Il convient dès lors de confirmer le jugement en ce qu'il a condamné la société CIE Juventhera à payer à Mme X la somme de 12 059,80 euros au titre des deux années de formation non suivies. Cette dernière justifiant avoir, par l'intermédiaire de son conseil, mis en demeure la société CIE Juventhera de lui payer cette somme par lettre recommandée reçue le 22 janvier 2016, elle produira intérêts au taux légal à compter de cette date.
Sur les dommages et intérêts
Mme X prétend avoir subi un préjudice résultant de l'impossibilité de recouvrer son argent et de l'obligation dans laquelle elle s'est trouvée de réemprunter de l'argent pour permettre à sa fille de continuer ses études. Elle sollicite la somme de 2 500 euros à titre de dommages et intérêts.
La société CIE Juventhera ne conclut pas sur ce point.
Mme X ne prouve pas avoir subi un préjudice autre que celui réparé par les intérêts moratoires de la créance. Elle ne justifie pas en particulier de l'existence du nouvel emprunt allégué. Elle sera déboutée de sa demande de dommages et intérêts.

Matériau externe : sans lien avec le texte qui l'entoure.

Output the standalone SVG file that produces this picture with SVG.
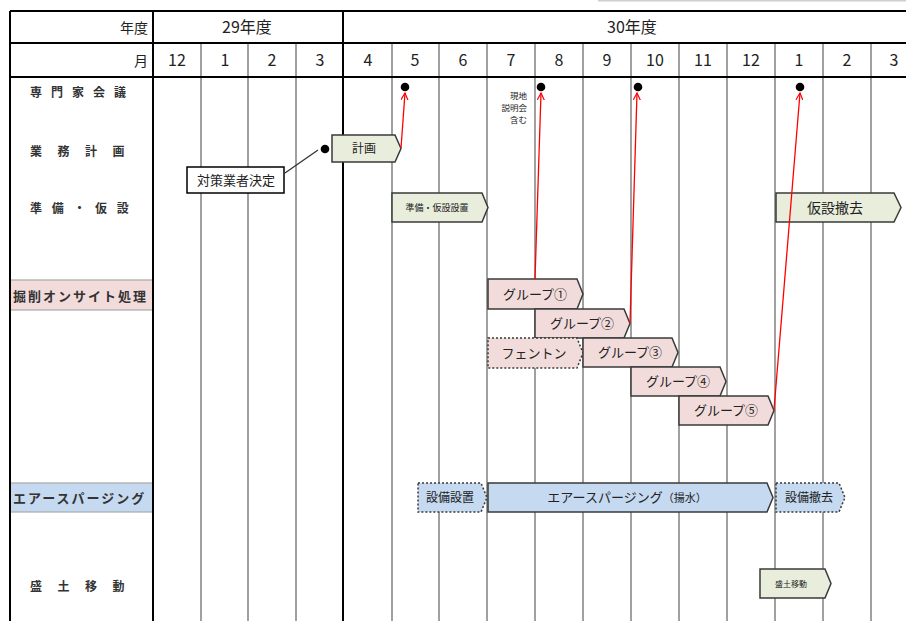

Sur l'article 700 du Code de procédure civile et les dépens
La société CIE Juventhera sera condamnée aux dépens d'appel, déboutée de sa demande fondée sur l'article 700 du Code de procédure civile et condamnée à payer à Mme X la somme de 1 500 euros au titre des frais irrépétibles d'appel, le jugement étant confirmé sur les dépens et les frais irrépétibles de première instance.
Par ces motifs : LA COUR,statuant publiquement, par mise à disposition de la décision au greffe, contradictoirement: Confirme le jugement en toutes ses dispositions sauf sur le point de départ des intérêts ; Statuant à nouveau dans cette limite et y ajoutant : Dit que la somme de 12 059,80 euros emporte intérêts au taux légal à compter du 22 janvier 2016 ; Condamne la société Centre interprofessionnel d'études Juventhera à payer à Mme X la somme de 1 500 euros au titre des frais irrépétibles d'appel ; Rejette toute autre demande ; Condamne la société Centre interprofessionnel d'études Juventhera aux dépens d'appel qui seront recouvrés conformément aux dispositions de l'article 699 du Code de procédure civile.